Accra, 01:00 hours. In the bus to the hotel I meet a friendly Dutch couple. The pair, a retired judge and an artist, travel regularly to West Africa to look for art treasures for their collection. The conversation soon turns to the differences between African and European art. ‘Different standards apply to African art,’ he explains. ‘Half a century is old. And an item has to be used before it’s of any value.’
That last remark intrigues me. It takes me back to something I’ve been wrestling with the whole time in Ghana. Everything in this country seems worn out, rusty, and repaired a number of times. ‘Aesthetics’ seem totally absent, yet everyone is still immensely proud of their possessions. Does the relative poverty explain this? Or is there another reason? Do Ghanaians, just like collectors, determine the value of a site or an object on the basis of other properties than material and aesthetic ones? The mosque of Kpalsi: the outline of a small mosque marked with stones in the sand. The sacred woods in Ayigya: a triangular garden next to a busy street, full of rubbish, where the ancestors are honoured every Friday in an ugly concrete building. A driver who has screwed a stair handrail holder rather than a chrome star to the bonnet of his taxi.

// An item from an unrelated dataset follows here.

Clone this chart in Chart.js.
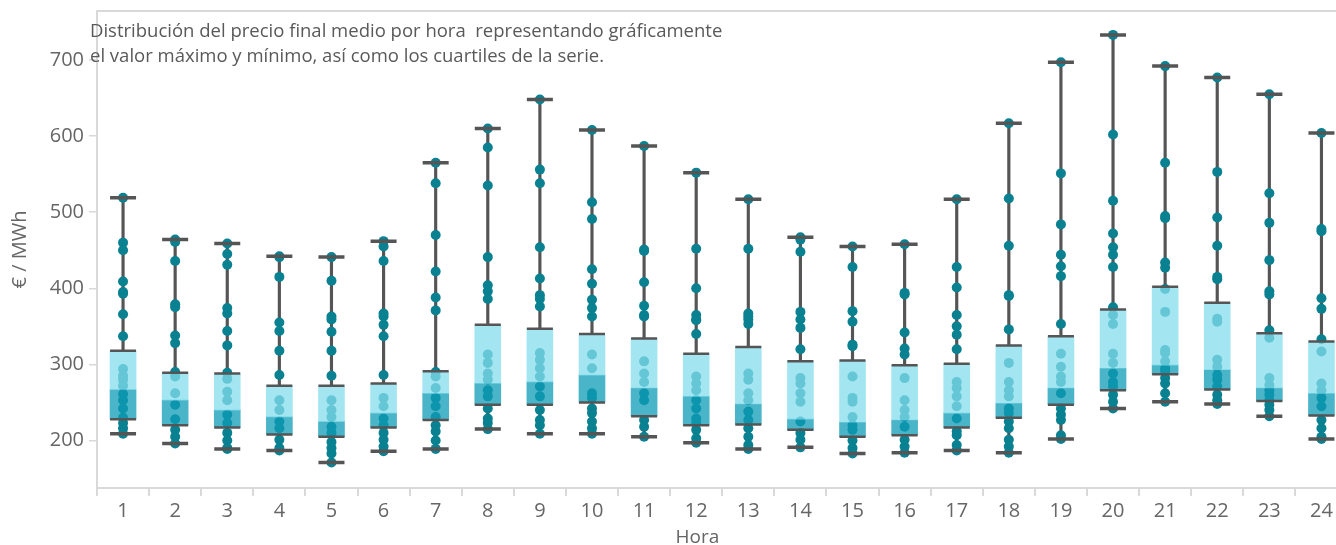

Larabanga – Accra, 15.00 hours. We drive with an all-terrain vehicle from Larabanga to Accra. A fourteen-hour journey over some very bad roads. The mood of the driver is as changeable as the quality of the road surface. A cloud of dust appears in front of us. As we draw nearer we see a tiny overloaded Daihatsu zigzagging its way very slowly between the deep pot-holes. I grin as I read the text in stark yellow letters on the rear window: ‘Satan in trouble’. No such thing as bad luck, just delays. Knowing the right way isn’t important; it’s about knowing the right detour.